Its drainage basin covers a territory of 985 km^{2}, or 42.8% of the Sredetska reka's total. The river has predominantly rain feed. It borders the basins of the Rusokastrenska reka to the north, the Fakiyska reka to the south and southeast, both flowing into the Black Sea, as well as the basin of the Tundzha of the Maritsa drainage, including its tributaries the Mochuritsa and the Popovska reka. The Sredetska reka has predominantly rain feed with high water in February–March and low water in August–October. The average annual flow is 1.95 m^{3}/s at Prohod and 2.8 m^{3}/s at the mouth.

== Ecology ==
The whole river course is included in the protected area Sredetska reka was established in 2021 with a territory of 7.07 km^{2}, as well as in the European Union network of nature protection areas Natura 2000 under the code Plana BG0000198 There are mixed riparian forests of pedunculate oak (Quercus robur), European white elm (Ulmus laevis), European ash (Fraxinus excelsior) and narrow-leaved ash (Fraxinus angustifolia).

The river is inhabited by many autochthonous fish species, including several with high conservational importance, such as Mandra bleak endemic to the rivers of the Lake Mandrensko drainage, Bulgarian barbel endemic to rivers along the Bulgarian Black Sea Coast and northeastern European Turkey, round-scaled barbel, European chub, European bitterling, spined loach, etc.
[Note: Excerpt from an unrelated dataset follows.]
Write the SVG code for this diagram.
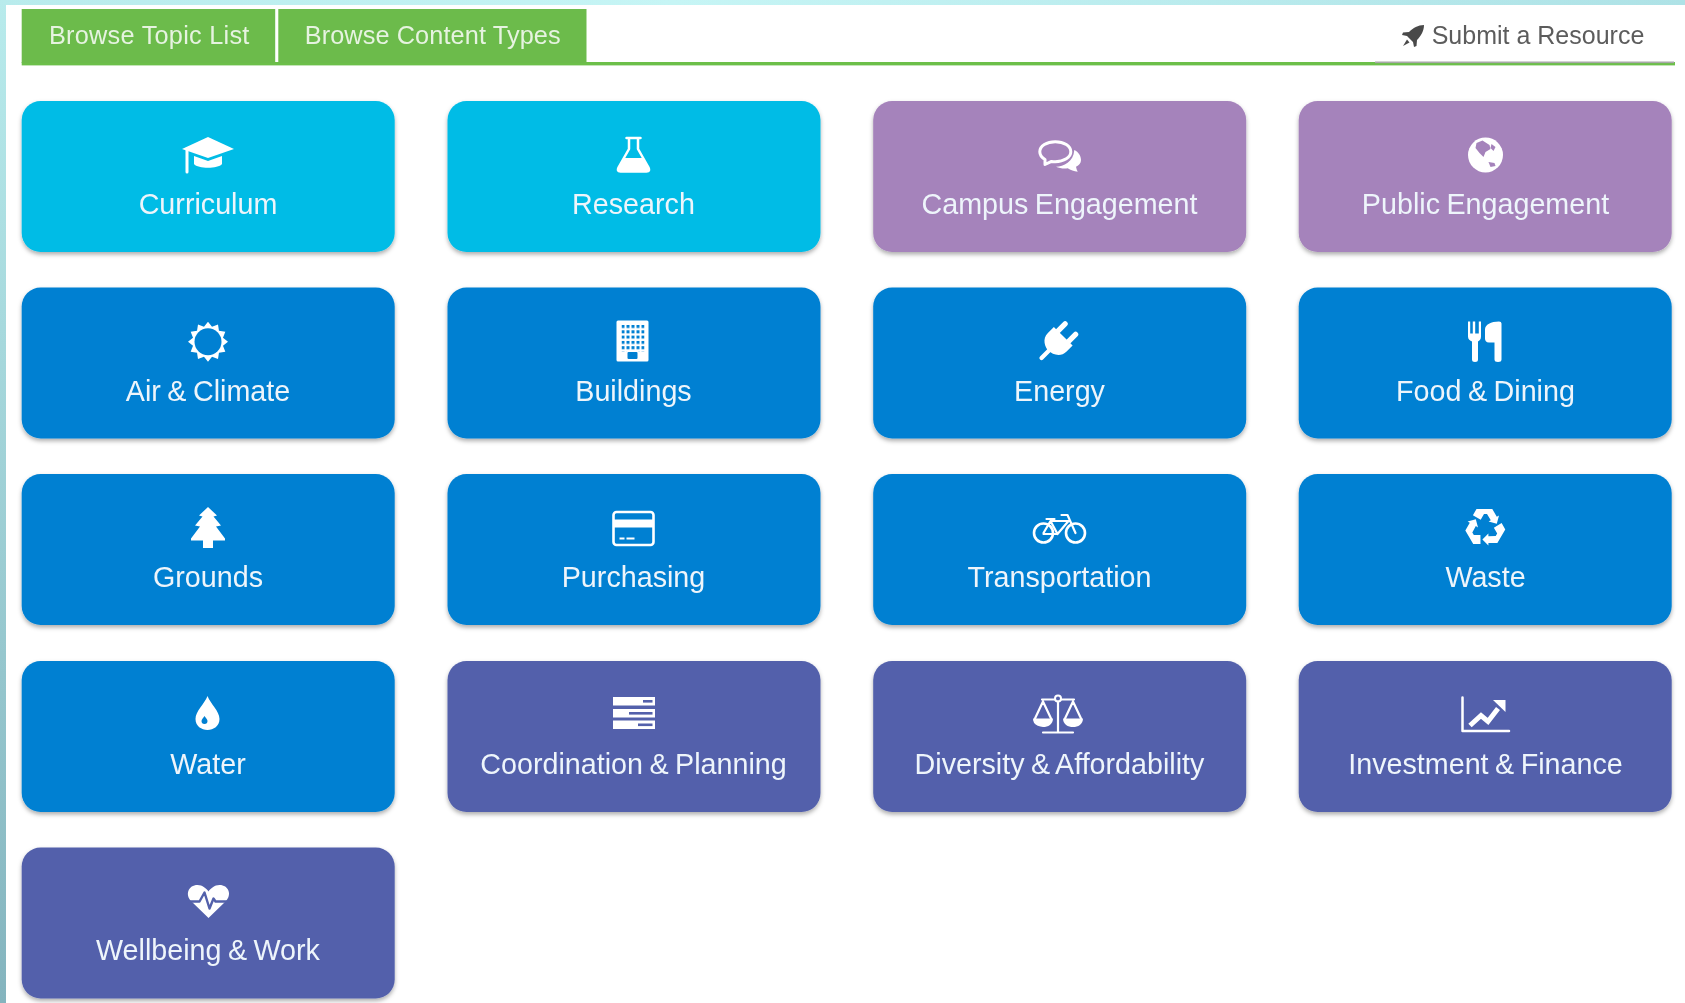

There are numerous other aquatic animals, such as Eurasian otter, European pond turtle, Balkan pond turtle, European fire-bellied toad, Balkan crested newt, etc.

== Settlements and economy ==
The Sredetska reka flows in Burgas and Yambol Provinces. There are five settlements along its course, four villages and one town: Aleksandrovo in Straldzha Municipality of Yambol Province and Bistrets, Prohod, Sredets (town) and Debelt in Sredets Municipality of Burgas Province. Its waters are utilised for irrigation. A 7.5 km section of the second class II-79 road Elhovo–Sredets–Burgas follows its valley between Sredets and Debelt. The ruins of the ancient city of Develtos are located near its mouth at the western shore of Lake Mandrensko.